[Begin Listed entries]
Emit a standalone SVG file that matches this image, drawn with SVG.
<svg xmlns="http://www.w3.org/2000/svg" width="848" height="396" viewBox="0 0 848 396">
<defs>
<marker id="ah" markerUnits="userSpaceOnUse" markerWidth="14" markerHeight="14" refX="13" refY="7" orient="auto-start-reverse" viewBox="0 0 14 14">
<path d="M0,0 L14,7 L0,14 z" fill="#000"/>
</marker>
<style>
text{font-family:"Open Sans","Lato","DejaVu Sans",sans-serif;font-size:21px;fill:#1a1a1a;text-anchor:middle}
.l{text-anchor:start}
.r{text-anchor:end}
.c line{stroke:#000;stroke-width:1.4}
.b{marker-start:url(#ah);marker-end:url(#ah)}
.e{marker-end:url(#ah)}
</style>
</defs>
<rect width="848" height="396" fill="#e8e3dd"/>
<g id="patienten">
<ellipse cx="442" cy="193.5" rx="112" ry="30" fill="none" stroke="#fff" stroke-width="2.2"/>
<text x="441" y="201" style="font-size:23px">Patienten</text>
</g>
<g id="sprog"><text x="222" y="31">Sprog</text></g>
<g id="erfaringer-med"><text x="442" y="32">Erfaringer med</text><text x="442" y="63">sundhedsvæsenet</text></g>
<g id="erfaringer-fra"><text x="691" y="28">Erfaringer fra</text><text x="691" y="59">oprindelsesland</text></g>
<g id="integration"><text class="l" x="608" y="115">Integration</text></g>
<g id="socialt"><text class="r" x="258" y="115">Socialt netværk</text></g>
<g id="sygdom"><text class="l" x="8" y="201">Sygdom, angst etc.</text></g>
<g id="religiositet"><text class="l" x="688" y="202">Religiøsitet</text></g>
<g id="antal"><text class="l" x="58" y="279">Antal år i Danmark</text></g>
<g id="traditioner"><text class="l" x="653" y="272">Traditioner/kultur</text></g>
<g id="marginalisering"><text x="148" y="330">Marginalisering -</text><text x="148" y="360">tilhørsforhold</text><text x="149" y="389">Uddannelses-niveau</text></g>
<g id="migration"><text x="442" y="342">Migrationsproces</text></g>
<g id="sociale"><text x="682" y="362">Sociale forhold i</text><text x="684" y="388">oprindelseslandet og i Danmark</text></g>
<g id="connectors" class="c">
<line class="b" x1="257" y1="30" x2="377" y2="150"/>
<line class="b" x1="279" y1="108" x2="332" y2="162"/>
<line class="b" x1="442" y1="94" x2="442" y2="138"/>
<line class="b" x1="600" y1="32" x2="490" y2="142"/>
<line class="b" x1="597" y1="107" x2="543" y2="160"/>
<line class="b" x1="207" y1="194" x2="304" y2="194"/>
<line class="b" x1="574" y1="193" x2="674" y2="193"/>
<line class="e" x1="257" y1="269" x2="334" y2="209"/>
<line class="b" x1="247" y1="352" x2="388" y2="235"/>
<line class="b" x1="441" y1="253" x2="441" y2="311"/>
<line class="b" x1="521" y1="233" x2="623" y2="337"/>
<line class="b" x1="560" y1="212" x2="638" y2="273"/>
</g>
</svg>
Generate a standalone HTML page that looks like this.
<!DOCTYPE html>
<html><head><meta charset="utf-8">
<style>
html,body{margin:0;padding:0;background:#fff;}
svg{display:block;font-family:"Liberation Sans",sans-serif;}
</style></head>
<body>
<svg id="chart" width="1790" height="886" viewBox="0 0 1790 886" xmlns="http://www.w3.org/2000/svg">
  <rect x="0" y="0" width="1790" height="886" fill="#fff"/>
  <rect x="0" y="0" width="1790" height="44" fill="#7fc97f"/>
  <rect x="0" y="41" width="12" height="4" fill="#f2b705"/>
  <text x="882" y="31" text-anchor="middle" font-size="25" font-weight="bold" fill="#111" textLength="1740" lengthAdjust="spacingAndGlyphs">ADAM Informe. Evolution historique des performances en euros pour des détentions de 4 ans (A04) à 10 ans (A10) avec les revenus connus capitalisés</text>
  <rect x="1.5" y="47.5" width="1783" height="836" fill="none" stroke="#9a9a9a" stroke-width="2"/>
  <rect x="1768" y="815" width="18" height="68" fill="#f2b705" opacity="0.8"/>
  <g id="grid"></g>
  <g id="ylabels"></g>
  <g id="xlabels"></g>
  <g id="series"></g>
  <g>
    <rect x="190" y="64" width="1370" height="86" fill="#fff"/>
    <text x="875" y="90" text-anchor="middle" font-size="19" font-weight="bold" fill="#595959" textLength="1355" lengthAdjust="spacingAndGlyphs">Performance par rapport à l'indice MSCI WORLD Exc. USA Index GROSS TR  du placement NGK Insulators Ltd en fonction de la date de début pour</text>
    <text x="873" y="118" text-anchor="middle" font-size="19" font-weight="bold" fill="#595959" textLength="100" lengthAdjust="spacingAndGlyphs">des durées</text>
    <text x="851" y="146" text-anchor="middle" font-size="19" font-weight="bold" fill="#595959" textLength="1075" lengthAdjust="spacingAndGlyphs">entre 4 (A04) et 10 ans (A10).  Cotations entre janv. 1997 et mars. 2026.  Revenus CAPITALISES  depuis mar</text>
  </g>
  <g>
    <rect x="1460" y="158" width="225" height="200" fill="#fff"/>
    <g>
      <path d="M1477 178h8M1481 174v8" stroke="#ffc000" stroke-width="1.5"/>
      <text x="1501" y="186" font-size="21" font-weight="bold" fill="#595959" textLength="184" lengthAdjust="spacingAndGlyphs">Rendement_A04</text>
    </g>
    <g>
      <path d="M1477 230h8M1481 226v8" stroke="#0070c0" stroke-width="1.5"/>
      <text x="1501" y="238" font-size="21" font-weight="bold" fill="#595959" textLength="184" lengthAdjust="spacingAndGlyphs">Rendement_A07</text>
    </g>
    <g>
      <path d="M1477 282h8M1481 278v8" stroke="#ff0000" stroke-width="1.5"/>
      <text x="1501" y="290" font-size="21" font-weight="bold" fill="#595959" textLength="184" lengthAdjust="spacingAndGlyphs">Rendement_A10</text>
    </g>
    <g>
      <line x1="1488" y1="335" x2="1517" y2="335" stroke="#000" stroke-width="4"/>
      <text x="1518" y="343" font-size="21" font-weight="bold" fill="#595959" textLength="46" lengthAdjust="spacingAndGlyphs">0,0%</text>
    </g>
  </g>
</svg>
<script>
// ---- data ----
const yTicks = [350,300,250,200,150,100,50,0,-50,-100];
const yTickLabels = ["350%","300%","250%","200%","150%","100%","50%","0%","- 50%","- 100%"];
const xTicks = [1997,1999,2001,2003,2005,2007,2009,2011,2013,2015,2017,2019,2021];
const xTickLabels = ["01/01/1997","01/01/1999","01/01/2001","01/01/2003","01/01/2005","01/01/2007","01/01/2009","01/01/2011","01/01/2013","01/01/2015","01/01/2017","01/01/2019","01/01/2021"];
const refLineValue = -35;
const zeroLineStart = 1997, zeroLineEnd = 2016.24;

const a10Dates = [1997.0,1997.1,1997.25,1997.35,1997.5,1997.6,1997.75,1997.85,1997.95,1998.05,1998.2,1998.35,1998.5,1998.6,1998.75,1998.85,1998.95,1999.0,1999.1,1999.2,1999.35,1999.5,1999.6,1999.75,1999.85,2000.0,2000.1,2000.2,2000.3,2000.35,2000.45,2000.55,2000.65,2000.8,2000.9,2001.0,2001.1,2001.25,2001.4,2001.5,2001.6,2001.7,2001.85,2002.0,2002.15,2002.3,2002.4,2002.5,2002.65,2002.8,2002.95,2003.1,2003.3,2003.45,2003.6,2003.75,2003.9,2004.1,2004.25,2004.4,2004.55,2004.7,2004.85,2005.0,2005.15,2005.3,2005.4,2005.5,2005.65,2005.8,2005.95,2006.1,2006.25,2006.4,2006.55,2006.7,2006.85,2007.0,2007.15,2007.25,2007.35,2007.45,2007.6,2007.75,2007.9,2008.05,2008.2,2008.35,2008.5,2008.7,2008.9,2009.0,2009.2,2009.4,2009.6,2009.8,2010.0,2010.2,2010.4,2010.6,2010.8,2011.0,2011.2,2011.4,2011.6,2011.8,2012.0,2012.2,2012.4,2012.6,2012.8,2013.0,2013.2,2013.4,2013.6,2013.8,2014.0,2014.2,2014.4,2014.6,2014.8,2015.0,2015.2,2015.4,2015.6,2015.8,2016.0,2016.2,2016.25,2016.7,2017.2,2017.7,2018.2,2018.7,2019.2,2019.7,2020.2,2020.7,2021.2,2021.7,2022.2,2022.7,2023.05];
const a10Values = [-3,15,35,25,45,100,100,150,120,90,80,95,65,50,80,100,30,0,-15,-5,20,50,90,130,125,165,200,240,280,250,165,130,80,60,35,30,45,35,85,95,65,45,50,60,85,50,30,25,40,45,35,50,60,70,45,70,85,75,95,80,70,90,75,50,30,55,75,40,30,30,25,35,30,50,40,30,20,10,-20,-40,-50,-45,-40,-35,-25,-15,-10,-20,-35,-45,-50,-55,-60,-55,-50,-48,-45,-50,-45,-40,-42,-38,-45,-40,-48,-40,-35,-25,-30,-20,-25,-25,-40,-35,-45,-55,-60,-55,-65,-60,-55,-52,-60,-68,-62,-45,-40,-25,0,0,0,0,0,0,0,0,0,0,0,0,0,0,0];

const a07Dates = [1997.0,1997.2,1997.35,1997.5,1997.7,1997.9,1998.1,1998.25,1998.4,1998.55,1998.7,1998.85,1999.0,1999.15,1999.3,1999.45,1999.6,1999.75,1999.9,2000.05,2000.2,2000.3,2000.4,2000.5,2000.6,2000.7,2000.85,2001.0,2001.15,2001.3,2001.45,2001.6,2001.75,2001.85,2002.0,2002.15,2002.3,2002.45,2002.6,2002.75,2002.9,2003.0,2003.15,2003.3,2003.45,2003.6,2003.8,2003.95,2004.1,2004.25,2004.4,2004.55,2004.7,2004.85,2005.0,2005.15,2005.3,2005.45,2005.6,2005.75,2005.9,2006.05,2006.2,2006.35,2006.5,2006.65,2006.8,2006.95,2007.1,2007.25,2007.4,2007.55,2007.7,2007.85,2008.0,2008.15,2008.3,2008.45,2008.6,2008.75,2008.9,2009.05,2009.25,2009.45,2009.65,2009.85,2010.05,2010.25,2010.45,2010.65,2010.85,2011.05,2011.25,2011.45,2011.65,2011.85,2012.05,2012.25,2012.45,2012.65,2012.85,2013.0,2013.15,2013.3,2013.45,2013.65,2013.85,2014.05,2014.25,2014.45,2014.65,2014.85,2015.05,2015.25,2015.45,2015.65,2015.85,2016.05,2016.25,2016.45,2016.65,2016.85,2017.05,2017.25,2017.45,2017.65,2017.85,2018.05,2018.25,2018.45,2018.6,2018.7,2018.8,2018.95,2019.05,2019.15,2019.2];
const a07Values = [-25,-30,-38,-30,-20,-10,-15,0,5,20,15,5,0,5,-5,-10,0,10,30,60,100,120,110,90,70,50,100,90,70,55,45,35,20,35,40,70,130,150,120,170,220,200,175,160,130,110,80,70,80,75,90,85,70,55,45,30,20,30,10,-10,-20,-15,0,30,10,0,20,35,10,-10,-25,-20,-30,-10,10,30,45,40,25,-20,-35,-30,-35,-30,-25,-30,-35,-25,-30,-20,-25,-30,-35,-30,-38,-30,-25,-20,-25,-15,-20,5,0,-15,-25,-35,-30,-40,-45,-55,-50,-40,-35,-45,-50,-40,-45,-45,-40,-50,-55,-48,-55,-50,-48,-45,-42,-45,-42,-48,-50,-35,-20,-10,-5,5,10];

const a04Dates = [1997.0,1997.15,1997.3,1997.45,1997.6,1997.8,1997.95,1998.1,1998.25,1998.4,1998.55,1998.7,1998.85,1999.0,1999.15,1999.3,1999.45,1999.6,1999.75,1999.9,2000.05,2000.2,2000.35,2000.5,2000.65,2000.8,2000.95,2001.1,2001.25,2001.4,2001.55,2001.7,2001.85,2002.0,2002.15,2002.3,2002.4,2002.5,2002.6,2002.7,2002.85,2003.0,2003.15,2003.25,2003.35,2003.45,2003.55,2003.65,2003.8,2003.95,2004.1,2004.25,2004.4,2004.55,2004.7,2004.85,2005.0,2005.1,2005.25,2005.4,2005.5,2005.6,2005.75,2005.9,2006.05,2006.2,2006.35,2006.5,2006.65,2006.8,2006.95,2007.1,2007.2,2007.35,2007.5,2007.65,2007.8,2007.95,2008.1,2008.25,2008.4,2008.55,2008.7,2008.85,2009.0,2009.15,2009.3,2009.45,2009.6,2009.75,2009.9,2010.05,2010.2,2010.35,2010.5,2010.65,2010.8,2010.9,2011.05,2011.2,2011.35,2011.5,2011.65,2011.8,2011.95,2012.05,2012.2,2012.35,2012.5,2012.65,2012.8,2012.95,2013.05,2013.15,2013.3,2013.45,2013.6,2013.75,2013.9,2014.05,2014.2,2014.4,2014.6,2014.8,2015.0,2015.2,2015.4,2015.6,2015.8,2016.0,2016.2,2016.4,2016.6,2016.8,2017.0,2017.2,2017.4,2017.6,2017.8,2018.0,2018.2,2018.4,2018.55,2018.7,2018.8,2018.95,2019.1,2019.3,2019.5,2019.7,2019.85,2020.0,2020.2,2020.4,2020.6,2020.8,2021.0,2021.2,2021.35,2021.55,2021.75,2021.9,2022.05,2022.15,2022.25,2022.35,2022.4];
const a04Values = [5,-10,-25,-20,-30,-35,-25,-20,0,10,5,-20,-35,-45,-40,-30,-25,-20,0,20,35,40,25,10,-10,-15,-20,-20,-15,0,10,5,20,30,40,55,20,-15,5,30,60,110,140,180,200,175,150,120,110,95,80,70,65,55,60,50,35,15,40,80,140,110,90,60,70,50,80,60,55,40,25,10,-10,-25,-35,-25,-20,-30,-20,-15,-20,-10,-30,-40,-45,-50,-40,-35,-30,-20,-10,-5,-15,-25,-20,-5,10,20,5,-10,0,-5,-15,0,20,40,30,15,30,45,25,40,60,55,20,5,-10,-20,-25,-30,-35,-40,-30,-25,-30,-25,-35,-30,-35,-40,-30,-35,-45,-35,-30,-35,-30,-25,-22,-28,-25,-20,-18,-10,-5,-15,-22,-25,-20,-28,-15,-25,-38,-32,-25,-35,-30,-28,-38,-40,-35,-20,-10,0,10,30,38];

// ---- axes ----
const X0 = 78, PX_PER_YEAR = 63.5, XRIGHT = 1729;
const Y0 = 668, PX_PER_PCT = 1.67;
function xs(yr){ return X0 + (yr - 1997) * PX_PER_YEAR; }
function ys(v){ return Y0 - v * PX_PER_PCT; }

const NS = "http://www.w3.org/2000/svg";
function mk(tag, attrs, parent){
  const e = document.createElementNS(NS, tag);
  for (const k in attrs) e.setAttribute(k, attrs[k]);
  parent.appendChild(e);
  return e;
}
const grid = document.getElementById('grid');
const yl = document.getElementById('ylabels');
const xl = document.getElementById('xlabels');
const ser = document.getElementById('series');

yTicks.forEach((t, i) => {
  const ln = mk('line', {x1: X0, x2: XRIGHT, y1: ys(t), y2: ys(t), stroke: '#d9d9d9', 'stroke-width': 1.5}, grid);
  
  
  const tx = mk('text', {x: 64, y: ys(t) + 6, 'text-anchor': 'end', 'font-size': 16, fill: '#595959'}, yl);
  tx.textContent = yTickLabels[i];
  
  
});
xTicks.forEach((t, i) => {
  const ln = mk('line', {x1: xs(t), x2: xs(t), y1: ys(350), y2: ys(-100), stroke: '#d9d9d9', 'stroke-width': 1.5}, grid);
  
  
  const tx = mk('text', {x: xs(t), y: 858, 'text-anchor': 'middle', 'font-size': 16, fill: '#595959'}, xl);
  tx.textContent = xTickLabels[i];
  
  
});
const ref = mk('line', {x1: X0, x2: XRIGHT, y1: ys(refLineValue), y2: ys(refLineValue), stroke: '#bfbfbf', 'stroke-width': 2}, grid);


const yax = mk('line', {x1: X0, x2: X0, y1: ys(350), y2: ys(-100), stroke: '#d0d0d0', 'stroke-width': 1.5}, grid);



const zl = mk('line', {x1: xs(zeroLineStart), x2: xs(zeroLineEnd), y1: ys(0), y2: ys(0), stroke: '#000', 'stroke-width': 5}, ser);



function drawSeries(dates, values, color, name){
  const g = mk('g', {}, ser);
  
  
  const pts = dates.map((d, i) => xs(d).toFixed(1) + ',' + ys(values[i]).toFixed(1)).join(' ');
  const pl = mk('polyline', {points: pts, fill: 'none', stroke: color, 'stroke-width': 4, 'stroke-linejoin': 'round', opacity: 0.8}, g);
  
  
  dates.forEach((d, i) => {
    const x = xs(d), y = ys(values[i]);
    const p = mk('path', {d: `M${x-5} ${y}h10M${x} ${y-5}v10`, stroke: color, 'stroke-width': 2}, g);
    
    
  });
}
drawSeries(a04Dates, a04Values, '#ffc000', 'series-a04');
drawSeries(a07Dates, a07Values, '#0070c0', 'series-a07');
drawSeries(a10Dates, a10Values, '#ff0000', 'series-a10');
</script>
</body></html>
[End Listed entries]
→ **Task brief**
Look through the data above. Each line containing the word "that" needs to be copied.

→ **The completed task**
Emit a standalone SVG file that matches this image, drawn with SVG.
Generate a standalone HTML page that looks like this.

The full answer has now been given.